The Wooden Birds – Magnolia

The Wooden Birds
If I had to choose one word to describe Magnolia by The Wooden Birds, that word would be “pleasant”. There’s only one meal on the menu here, folks: softly muted acoustic guitars and half whispered melodies. If that’s your sort of thing, this is your sort of thing.
To describe one of the tracks on offer here is to, for better or worse, describe pretty much all of them. This isn’t necessarily to their discredit, however, as the lack of diversity on the record allows the band to turn their album into a cohesive and effective mood piece of sorts. Magnolia has the feel of a spontaneous, yet subdued, acoustic jam between friends on a sunny afternoon; the participants only dimly aware that they’re being recorded. To discuss the opening track ‘False Alarm’, then, seems a good a track as any to discuss. The song lays out all the cards The Wooden Birds are holding. Quite simply, what we have is a rich acoustic guitar lick looping over and over as the canvas for whimsical snatches of heavily repeated melody. Changes in textures are minimal and subtle; we’re talking of nothing more than the addition of barely noticeable percussion or a layer of female vocals – nothing entices this band out of its subdued and sleepy zone.

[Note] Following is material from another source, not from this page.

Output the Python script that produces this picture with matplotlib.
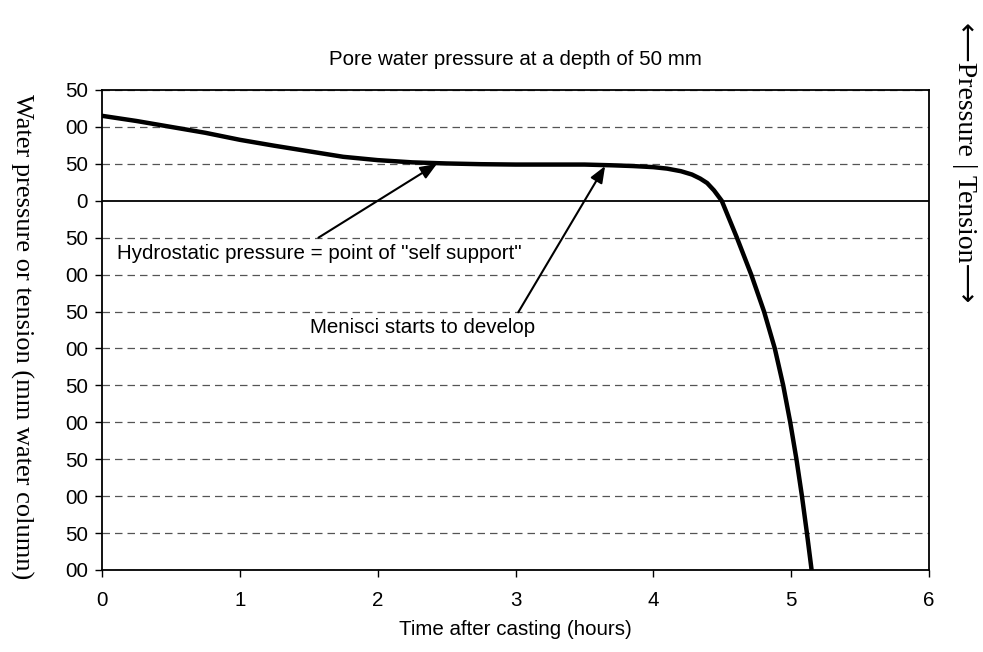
import numpy as np
import matplotlib.pyplot as plt

# pore water pressure curve (mm water column)
hours = [0.0, 0.25, 0.5, 0.75, 1.0, 1.25, 1.5, 1.75, 2.0, 2.25, 2.5, 2.75, 3.0,
         3.5, 3.7, 3.85, 4.0, 4.1, 4.2, 4.28, 4.34, 4.39, 4.44, 4.496,
         4.606, 4.710, 4.803, 4.881, 4.942, 4.993, 5.038, 5.078, 5.114, 5.148]
pressure = [115, 108, 100, 92, 82.5, 74.5, 67, 59.5, 55, 52, 50.5, 49.5, 49,
            49, 48, 47, 45.5, 43.5, 40, 35.5, 30, 24, 14, 0,
            -50, -100, -150, -200, -250, -300, -350, -400, -450, -500]

yticks = [150, 100, 50, 0, -50, -100, -150, -200, -250, -300, -350, -400, -450, -500]
ytick_labels = ['50', '00', '50', '0', '50', '00', '50', '00', '50', '00', '50', '00', '50', '00']
xticks = [0, 1, 2, 3, 4, 5, 6]

# annotations: text, text position, arrow start, arrow tip
notes = ['Hydrostatic pressure = point of "self support"', 'Menisci starts to develop']
note_pos = [(0.11, -71), (1.51, -172)]
arrow_from = [(1.57, -50), (3.02, -151)]
arrow_to = [(2.43, 50), (3.65, 47)]

fs = 14.8
sans = 'Liberation Sans'

fig = plt.figure(figsize=(9.83, 6.52), dpi=100)
ax = fig.add_axes([0.1038, 0.1258, 0.8413, 0.7362])

for y in yticks:
    if y == 0:
        ax.axhline(y, color='black', lw=1.3, zorder=1)
    else:
        ax.axhline(y, color='#555555', lw=0.9, dashes=(6, 4), zorder=1)

ax.plot(hours, pressure, color='black', lw=3.2, zorder=3, solid_joinstyle='round')

for txt, pos, a, b in zip(notes, note_pos, arrow_from, arrow_to):
    ax.annotate('', xy=b, xytext=a,
                arrowprops=dict(arrowstyle='-|>,head_length=1.0,head_width=0.4',
                                color='black', lw=1.5, shrinkA=0, shrinkB=0))
    ax.text(pos[0], pos[1], txt, fontsize=fs, family=sans, va='center', ha='left')

ax.set_xlim(0, 6)
ax.set_ylim(-500, 150)
ax.set_xticks(xticks)
ax.set_xticklabels([str(x) for x in xticks], family=sans, fontsize=fs)
ax.set_yticks(yticks)
ax.set_yticklabels(ytick_labels, family=sans, fontsize=fs)
ax.tick_params(direction='out', length=5, width=1, color='black')
ax.tick_params(axis='x', pad=10)
ax.tick_params(axis='y', pad=5)
for s in ax.spines.values():
    s.set_linewidth(1.3)
    s.set_color('black')

ax.set_title('Pore water pressure at a depth of 50 mm', family=sans, fontsize=fs, pad=18)
ax.set_xlabel('Time after casting (hours)', family=sans, fontsize=fs, labelpad=7)

fig.text(0.022, 0.484, 'Water pressure or tension (mm water column)', rotation=270,
         family='Liberation Serif', fontsize=19, ha='center', va='center')
fig.text(0.981, 0.752, '\u27f5Pressure | Tension\u27f6', rotation=270,
         family=['Liberation Serif', 'DejaVu Sans'], fontsize=20, ha='center', va='center')

fig.savefig('out.png', dpi=100)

That said, just as repetition becomes something of a strength for The Wooden Birds on the scale of the full album, it’s also a strength within the narrower parameters of a single song. Each track’s repeated guitar progressions and vocal melodies don’t exactly become hypnotic so much as they do comforting. These are songs that you’re able to hum along to when you’re hearing them for the first time; their easy familiarity inviting you to sit back, relax, pour yourself another drink, enjoy the sun… So strong is the sense of easy relaxation and comfort from this record that it sounds downright weird when they croon the heavily repeated refrain of “I hope you choke” on a track about halfway through the record.
This relentless adherence to a single aesthetic coupled with the band’s heavy reliance on repetition means that the record may not hold your full listening attention for its entire duration (wading through the final third of the record feels a bit like Groundhog Day if you’re giving the album your undivided attention). Nevertheless, I wouldn’t deter anyone from having Magnolia in their back pockets as the perfect record to whip out for various occasions during the summer. Granted, it’s pretty far away from being any sort of soundtrack to the sweltering, beer-fuelled barbeques of your summer afternoons. However, it’s infinitely more welcome as the gentle backdrop to lazy, hazy summer evenings when it’s still gorgeous outside despite being late and you decide to go finish the bottle of wine outside with someone nice. The Wooden Birds feel like almost custom made musical accompaniment for such occasions.